In this session, we will introduce some industry-specific applications from the Healthcare industry and learn about how Computational Fluid Dynamics (CFD) is used in this space. We will unlock the power of fluid simulation with the model of a Bio-Reactor. We will set-up the simulation on Ansys Fluent and use advanced postprocessing tools to analyze the results of the simulation. Finally, we will also model the flow of blood through the Circle of Willis, which is a circulatory network of blood vessels supplying blood to the brain and surrounding tissues. Engineers use fluid simulations to understand the investigate the impact of blood flow on these blood vessels to study factors leading to cerebral aneurysms.

In this session we will show how Finite Element Analysis (FEA) is used to ensure safe and optimized design of different subsystems in industrial equipments. We begin with a stress analysis of a pipe under thermal loads. Then we learn how to interpret simulation results to determine the sealing quality of a pressure vessel. Following that, we perform stress analysis of an O-ring incorporating the necessary nonlinear behavior in the simulation. We then proceed to perform a reliability study of a composite overwrapped pressure vessel. We wrap up this session by performing a thermal analysis of a centrifugal pump to obtain the temperature distribution over it when transporting hot fluids.

In this session, we will introduce some industrial equipment involving the motion of fluids and learn to use the power of Computational Fluid Dynamics (CFD) to simulate them. First, we will learn about the fluid pressure drop in the flow through a stop valve using Ansys Fluent. We will use the power of simulations to understand the mechanism of how the cement industry uses the cyclone separator to separate the particles based on their size and mass. In addition to this, we will also model the airflow through an axial fan flow in Ansys Fluent. Finally, we will discuss the physics of heat exchangers, and learn how a shell and tube heat exchanger is used to cool transformer oil in hydro-electric power plants.
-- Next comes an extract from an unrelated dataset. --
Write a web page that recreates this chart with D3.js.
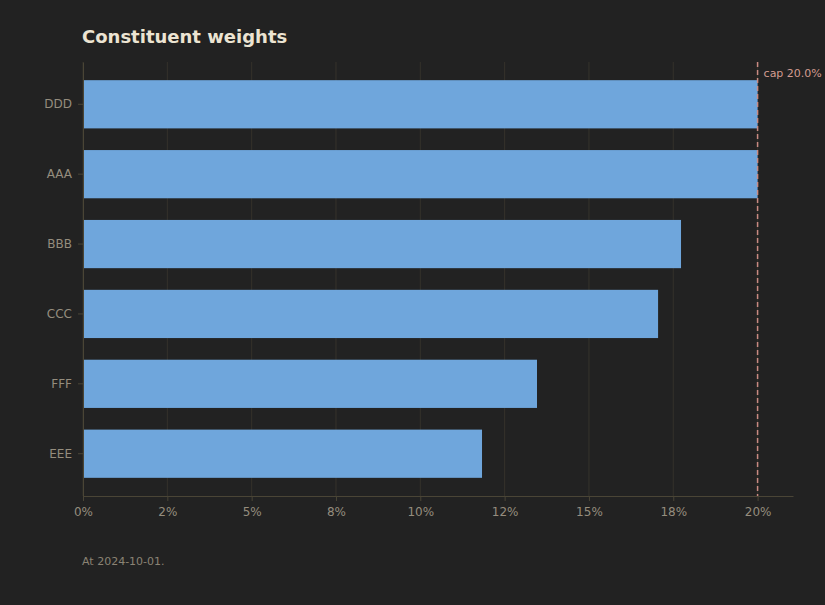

In this session we will introduce industry specific applications from the consumer goods industry and how Finite Element Analysis (FEA) is used to perform stress analysis to ensure safe and ergonomic design of different consumer products. We perform stress analysis on two types of shoes, one with an air-filled based and another whose base has an auxetic design. We then analyze a bike frame and a bike crank to determine the stress distribution under various loading conditions. Finally, we perform a nonlinear simulation of interlocking of a snap-fit buckle.

In this session we will introduce some consumer goods specific industry applications and look at how Computational Fluid Dynamics (CFD) can be used to simulate the physics of various applications. We will begin our discussion with the analysis of airflow in a room with air-conditioning vents. Then, we will switch gears and understand the influence of swimming goggles on the drag generated by a swimmer. Finally, we will look at how simulations can be used to predict complex flows such as those around a cricket ball traveling at 144 km/hr.